Goal of the exercise » Search the material and gather each line with "this" in it.
## Start Supplied records
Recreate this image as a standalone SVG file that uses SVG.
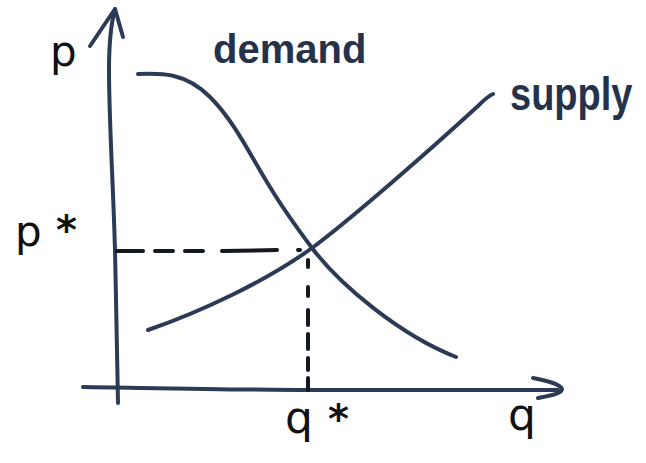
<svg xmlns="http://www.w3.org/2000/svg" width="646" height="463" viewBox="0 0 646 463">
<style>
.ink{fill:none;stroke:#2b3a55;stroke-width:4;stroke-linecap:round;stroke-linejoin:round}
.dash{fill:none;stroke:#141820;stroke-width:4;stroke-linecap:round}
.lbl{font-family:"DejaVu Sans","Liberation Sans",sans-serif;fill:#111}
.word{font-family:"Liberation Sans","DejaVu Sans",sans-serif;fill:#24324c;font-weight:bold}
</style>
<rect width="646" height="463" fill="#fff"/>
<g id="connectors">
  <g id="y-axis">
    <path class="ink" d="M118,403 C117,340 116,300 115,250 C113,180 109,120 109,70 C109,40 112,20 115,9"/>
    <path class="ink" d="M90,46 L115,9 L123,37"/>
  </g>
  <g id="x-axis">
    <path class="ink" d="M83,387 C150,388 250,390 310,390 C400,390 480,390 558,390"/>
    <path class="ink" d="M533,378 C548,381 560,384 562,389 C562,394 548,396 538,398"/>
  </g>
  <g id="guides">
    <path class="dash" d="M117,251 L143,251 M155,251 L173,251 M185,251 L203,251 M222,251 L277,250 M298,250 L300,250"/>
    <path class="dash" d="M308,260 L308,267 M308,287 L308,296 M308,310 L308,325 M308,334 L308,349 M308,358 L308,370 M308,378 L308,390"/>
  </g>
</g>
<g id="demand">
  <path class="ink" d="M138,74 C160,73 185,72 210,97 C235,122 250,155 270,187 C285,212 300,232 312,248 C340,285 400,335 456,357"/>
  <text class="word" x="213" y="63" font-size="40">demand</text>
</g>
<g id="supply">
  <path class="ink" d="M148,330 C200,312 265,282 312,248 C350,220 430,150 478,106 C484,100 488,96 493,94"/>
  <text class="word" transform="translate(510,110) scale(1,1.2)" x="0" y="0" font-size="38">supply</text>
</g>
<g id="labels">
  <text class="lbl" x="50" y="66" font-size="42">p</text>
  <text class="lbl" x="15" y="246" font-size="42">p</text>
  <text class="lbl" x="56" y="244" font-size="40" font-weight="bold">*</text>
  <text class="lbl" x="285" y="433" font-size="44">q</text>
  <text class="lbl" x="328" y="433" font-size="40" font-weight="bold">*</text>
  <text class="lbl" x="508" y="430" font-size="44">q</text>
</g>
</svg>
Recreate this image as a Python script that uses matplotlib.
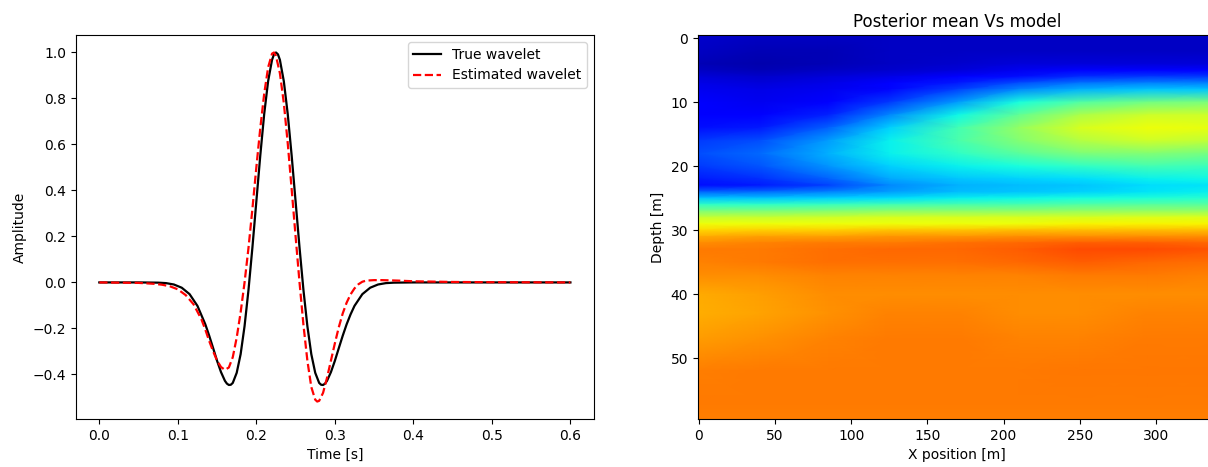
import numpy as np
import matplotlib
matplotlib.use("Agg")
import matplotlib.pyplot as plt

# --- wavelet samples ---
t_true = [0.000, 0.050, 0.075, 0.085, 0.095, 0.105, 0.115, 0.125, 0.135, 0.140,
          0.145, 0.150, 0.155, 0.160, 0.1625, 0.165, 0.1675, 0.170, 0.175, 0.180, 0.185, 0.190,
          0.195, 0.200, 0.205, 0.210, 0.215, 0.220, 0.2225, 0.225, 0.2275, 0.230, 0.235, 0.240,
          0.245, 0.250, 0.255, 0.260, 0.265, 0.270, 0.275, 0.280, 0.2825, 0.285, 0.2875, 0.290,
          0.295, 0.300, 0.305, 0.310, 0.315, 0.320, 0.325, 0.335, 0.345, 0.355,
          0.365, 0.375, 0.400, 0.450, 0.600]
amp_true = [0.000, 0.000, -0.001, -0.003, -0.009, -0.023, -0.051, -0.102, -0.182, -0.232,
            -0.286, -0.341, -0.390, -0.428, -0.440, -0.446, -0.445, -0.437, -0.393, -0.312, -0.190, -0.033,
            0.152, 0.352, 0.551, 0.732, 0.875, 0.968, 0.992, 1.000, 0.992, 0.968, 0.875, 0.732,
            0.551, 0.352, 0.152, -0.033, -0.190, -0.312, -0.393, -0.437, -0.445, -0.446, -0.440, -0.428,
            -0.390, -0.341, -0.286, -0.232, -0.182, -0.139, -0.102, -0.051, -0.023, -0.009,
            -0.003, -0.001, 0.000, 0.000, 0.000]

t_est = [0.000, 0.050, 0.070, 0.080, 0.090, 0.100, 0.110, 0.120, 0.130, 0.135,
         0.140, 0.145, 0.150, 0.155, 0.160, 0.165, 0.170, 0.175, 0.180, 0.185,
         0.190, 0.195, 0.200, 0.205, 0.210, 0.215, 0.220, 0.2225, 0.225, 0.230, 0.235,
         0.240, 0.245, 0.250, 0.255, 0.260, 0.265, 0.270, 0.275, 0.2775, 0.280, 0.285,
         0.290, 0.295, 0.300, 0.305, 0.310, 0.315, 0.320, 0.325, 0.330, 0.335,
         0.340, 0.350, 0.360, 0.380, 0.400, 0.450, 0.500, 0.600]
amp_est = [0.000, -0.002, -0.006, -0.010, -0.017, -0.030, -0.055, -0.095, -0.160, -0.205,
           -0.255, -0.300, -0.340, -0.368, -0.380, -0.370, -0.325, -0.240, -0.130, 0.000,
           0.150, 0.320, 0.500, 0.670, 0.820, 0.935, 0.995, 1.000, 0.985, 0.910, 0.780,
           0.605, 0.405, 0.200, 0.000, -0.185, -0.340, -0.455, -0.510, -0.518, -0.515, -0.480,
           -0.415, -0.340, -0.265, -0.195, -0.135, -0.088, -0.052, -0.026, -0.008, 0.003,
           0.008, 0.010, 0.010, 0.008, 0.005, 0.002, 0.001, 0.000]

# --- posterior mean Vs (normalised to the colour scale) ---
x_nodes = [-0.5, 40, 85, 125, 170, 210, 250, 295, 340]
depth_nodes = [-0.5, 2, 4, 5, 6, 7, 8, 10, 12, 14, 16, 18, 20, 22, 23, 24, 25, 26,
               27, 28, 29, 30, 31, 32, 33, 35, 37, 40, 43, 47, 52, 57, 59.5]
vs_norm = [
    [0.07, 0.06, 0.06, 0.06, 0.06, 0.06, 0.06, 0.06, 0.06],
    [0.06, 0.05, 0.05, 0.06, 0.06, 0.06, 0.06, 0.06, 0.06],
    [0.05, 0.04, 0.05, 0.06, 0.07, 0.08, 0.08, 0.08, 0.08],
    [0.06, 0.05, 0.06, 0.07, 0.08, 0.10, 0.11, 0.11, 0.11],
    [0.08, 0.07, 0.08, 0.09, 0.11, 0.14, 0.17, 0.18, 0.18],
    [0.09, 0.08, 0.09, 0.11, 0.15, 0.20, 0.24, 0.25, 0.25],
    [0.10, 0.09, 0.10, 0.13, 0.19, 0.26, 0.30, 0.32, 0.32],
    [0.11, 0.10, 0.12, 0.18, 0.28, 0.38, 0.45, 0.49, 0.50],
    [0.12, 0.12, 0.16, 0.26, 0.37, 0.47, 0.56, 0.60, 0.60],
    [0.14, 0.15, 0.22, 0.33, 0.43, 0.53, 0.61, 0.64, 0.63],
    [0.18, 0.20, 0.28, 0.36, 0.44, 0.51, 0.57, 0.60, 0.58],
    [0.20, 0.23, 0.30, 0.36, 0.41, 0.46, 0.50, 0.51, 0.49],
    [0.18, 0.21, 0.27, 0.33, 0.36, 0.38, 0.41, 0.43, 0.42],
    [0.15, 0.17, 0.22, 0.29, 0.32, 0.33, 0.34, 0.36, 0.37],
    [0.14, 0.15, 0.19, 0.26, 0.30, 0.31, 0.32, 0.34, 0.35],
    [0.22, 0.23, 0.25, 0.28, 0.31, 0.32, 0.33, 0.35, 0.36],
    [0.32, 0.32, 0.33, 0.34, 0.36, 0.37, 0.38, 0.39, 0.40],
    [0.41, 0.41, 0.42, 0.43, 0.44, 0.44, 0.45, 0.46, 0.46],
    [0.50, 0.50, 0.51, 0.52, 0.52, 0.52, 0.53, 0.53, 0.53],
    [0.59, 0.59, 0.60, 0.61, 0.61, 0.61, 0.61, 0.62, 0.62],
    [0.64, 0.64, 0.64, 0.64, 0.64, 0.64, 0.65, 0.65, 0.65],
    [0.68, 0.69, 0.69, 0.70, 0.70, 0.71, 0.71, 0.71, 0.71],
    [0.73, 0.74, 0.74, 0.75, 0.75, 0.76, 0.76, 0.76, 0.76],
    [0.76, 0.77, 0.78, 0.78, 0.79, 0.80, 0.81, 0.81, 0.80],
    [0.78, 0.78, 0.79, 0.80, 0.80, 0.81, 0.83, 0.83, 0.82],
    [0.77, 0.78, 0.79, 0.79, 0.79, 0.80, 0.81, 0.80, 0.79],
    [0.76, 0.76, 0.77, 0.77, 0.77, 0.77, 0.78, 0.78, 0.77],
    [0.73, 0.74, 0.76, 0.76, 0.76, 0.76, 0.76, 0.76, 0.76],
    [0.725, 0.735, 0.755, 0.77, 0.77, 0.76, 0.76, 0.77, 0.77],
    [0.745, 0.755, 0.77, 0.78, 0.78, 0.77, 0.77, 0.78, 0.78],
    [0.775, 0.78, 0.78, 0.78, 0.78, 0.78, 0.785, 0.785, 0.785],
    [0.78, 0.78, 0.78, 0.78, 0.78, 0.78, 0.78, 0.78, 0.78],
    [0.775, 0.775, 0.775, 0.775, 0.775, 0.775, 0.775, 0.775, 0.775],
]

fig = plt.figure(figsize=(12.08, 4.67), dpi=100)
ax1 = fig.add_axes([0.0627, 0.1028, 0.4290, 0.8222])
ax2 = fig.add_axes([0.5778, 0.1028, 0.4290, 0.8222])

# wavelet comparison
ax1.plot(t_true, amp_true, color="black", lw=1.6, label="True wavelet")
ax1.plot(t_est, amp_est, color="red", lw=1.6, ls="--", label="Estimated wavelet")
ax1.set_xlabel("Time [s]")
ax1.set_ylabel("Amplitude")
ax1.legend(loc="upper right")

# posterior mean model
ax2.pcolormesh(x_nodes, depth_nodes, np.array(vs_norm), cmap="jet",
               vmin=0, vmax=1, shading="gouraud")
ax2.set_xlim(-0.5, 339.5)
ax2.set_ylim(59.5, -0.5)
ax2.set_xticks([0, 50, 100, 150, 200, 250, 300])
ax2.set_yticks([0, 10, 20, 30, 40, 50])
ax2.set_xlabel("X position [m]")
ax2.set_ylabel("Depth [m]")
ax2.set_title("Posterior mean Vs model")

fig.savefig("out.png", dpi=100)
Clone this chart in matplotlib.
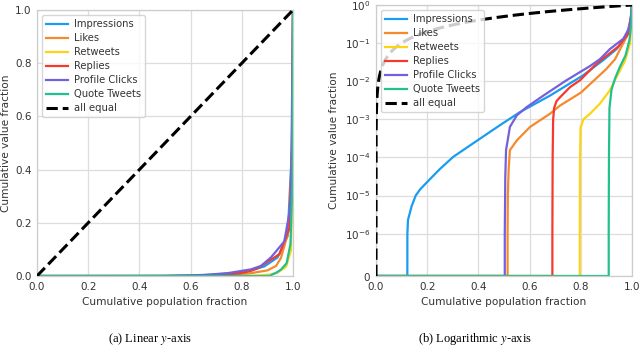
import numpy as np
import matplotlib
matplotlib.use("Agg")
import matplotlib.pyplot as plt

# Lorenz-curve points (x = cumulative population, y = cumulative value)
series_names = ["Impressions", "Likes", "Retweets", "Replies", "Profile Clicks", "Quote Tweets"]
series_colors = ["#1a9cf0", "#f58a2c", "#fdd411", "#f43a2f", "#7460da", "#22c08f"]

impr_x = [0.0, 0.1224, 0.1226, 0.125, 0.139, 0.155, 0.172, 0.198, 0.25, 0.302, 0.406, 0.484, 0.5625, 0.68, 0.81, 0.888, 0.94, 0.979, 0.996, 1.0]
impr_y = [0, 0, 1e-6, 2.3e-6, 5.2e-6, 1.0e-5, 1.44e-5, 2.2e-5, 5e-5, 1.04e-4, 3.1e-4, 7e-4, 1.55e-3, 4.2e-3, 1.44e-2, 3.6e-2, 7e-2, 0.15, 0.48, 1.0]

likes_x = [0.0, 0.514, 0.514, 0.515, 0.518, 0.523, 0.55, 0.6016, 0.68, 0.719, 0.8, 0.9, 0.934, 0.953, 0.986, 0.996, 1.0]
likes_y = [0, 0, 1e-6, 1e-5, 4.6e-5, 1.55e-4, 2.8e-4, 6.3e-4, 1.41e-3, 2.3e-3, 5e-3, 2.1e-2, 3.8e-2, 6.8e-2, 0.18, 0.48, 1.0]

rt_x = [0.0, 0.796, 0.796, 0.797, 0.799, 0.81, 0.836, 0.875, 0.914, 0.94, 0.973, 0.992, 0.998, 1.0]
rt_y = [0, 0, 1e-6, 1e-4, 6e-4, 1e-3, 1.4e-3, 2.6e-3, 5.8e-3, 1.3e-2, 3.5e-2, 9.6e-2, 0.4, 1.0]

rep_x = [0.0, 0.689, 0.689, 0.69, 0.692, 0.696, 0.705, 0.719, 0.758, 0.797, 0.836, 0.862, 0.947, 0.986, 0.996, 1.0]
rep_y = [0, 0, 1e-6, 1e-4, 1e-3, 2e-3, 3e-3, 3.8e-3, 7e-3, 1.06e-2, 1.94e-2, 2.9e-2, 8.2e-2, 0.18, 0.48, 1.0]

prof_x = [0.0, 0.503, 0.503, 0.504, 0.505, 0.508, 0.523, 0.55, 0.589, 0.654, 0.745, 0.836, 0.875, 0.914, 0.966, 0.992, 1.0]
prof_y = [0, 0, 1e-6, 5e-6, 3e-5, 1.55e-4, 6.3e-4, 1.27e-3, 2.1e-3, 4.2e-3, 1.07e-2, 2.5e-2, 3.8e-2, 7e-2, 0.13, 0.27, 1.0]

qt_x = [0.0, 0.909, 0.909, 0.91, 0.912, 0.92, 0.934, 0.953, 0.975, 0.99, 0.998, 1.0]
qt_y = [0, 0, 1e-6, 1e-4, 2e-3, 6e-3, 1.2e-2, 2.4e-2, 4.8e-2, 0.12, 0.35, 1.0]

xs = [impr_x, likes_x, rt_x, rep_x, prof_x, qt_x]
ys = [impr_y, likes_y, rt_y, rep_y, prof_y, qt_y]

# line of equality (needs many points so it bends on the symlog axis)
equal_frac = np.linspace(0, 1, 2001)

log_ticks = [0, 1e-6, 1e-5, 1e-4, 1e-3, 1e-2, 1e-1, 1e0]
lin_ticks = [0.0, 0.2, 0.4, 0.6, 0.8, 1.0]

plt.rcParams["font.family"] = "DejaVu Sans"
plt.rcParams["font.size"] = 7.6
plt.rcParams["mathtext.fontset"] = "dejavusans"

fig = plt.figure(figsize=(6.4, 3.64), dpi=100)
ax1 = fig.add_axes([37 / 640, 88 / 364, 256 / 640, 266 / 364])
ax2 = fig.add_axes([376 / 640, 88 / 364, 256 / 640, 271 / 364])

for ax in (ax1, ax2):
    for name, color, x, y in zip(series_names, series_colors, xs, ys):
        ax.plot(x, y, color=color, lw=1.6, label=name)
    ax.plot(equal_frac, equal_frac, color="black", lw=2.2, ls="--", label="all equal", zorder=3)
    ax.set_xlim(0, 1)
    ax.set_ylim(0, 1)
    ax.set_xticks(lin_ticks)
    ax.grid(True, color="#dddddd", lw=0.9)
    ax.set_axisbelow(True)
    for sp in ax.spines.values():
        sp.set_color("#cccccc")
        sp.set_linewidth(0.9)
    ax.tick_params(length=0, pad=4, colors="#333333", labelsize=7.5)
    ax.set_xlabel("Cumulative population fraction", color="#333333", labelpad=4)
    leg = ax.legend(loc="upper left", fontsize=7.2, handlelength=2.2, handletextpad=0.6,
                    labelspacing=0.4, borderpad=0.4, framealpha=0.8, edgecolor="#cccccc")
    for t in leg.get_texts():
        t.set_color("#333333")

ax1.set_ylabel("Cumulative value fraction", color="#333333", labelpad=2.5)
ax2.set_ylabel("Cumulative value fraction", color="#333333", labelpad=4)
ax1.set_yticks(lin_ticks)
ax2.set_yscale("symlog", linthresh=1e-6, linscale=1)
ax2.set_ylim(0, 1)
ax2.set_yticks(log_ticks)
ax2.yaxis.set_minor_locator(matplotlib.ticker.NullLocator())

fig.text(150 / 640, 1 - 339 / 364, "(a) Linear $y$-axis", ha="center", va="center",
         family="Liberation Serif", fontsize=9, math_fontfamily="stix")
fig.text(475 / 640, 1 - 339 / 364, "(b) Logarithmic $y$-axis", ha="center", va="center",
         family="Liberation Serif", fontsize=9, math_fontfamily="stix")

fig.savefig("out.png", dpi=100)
## End Supplied records
Right answer »
Recreate this image as a standalone SVG file that uses SVG.
Recreate this image as a Python script that uses matplotlib.
Clone this chart in matplotlib.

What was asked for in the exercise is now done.